Standard locale names
IETF BCP 47 is the standard that defines the most-commonly used format for specifying a locale. This format is used by Windows and many other environments, including C#, Java, Javascript, ICU, HTML <lang>, etc.
A locale using the BCP 47 format is defined by a primary language tag and optional subtags as follows:
Tag type | Composition | Notes | Mandatory / Optional |
---|---|---|---|
ISO 639 language tag | 2 letter code from ISO 639-1 (2002) OR 3 letter code from ISO 639-2 (1998), ISO 639-3 (2007), or ISO 639-5 (2008) OR 5-8 letters and registered through the BCP 47 process. | Recommended: lowercase. | Mandatory |
Extended language subtags (extlang) | Up to 3 subtags, 3 letters each, separated by hyphens. | Recommended: lowercase. Note that for all existing language + extlang combinations there is already an equivalent language tag (for example, zh-yue / yue). Only a few of these are defined. | Optional |
ISO 15924 script tag | 3 letters. | Recommended: Title Case. | Optional |
ISO 3166-1 alpha-2 region subtag OR UN M49 region subtag | 2 letters or 3 digits, respectively. | Recommended: UPPERCASE. | Optional |
Variant subtag | 5-8 letters or 4 characters starting with a digit, separated by hyphens. | Recommended: lowercase. Variant subtags describe additional distinctions, such as dialects or spelling reforms. They are registered with IANA and not associated with any external standard. | Optional |
Extension subtags | 1 character (that cannot be the letter x) and a hyphen, followed by 1 or more subtags of 2-8 characters each, separated by hyphens. | Recommended: lowercase. | Optional |
Private-use subtag | The letter x and a hyphen, followed by subtags of 1-8 characters each, separated by hyphens. | Recommended: lowercase. Note that private-use subtag behavior is not defined other than as part of any agreement between parties using the private-use subtag. | Optional |
Tag examples
Example | Corresponds to | Explanation |
---|---|---|
de | German | A primary language tag with no additional qualifiers. |
zh-yue-HK | Cantonese for Hong Kong | A primary language tag, an extended language subtag, and a region subtag. Equivalent to yue-HK. |
sr-Latn | Serbian, written using the Latin script | A primary language tag and a script subtag. |
de-AT | German for Austria | A primary language tag and a region subtag. |
ca-ES-valencia | Valencian for Spain | A primary language tag, a region subtag, and a variant subtag. |
de-DE-u-co-phonebk | German for Germany, using phonebook ordering | A primary language tag, a region subtag, and an extension subtype. In this example, the extension subtype is defined by Unicode’s Common Locale Data Repository (CLDR) project (u-), and indicates a collation type, or sort order, (co-) of phonebook. |
de-DE-x-microsoft | German for Germany with a specific use within Microsoft | A primary language tag, a region subtag, and a private-use subtag. Note that private-use subtag behavior is not defined other than as part of any agreement between parties using the private-use subtag. |
Tag changes
Developers should keep in mind that ISO 639 language tags can change over time. A few examples are listed below:
- The Yiddish “ji” changed to “yi” in 1989.
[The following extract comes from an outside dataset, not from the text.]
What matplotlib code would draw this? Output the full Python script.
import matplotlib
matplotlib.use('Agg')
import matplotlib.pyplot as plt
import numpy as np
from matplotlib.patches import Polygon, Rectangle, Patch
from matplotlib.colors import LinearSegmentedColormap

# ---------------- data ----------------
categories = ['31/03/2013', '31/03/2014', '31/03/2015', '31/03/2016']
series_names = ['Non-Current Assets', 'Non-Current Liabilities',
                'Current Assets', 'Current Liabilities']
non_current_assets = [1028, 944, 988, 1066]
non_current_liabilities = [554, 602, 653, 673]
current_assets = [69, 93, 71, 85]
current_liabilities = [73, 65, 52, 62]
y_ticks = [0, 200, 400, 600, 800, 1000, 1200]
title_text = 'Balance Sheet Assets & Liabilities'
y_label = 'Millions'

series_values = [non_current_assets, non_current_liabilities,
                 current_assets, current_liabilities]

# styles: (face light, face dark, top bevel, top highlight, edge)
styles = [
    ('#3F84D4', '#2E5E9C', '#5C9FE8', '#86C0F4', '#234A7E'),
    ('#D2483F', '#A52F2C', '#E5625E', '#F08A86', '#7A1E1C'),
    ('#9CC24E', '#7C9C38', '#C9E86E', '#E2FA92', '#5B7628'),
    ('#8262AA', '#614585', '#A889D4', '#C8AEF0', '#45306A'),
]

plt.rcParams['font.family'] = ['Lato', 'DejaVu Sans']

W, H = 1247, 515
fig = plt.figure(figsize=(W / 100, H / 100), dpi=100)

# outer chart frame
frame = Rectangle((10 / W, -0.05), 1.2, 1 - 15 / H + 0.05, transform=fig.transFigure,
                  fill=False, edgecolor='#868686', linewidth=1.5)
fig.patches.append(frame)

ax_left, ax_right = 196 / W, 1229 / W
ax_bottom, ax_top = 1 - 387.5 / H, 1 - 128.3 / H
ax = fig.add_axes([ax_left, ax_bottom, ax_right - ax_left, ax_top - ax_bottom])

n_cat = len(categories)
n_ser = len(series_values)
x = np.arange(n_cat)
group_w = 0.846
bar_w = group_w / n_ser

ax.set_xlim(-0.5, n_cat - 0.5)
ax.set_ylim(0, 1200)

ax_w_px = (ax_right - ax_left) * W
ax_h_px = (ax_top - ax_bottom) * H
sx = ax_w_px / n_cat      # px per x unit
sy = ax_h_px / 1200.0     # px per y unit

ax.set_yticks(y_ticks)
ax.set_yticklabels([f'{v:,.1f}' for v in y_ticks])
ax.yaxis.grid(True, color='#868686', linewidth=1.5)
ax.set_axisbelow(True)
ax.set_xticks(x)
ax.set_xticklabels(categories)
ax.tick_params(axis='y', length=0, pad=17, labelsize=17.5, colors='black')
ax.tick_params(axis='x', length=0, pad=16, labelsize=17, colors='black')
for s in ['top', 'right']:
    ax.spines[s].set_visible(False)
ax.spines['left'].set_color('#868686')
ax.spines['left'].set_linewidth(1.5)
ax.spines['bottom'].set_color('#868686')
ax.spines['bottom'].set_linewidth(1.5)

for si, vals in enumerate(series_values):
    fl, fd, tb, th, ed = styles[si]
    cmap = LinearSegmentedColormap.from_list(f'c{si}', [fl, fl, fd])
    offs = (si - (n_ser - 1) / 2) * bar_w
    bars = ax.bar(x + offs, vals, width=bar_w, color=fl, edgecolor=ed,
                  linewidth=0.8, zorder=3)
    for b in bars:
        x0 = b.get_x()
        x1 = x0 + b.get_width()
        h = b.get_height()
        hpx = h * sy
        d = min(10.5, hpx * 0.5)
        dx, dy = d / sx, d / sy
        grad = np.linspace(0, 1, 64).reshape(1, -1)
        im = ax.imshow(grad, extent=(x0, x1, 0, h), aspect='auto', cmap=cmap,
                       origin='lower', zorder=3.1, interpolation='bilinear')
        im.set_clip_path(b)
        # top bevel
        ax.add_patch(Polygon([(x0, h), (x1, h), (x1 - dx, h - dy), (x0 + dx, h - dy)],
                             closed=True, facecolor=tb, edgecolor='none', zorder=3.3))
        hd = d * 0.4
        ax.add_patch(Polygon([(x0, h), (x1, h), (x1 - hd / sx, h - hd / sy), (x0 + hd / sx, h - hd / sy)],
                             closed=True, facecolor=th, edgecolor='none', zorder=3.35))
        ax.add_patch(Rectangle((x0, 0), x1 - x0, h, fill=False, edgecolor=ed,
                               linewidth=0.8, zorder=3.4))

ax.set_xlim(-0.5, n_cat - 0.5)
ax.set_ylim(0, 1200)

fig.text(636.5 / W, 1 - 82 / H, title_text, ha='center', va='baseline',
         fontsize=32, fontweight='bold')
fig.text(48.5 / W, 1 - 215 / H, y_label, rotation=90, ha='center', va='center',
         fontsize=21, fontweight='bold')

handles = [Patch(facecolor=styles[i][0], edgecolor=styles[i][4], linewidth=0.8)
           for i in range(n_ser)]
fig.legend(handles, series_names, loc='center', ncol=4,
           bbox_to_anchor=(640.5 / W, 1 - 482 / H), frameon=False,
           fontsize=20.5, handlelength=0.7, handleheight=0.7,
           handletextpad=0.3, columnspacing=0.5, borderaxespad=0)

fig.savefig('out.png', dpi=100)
- The Indonesian “in” changed to “id” in 1989.
- The Hebrew “iw” became “he” in 1989.
- The Serbo-Croatian “sh” was replaced by Serbian “sr” and Croatian “hr” in 2000.
Region subtags have changed as well. For example, the country of Serbia and Montenegro was assigned the ISO 3166-1 alpha-2 subtag "CS". In 2006, "CS" was deleted from ISO 3166-1 and ISO 3166-2, and the subtags “ME” (Montenegro) and “RS” (Serbia) were added.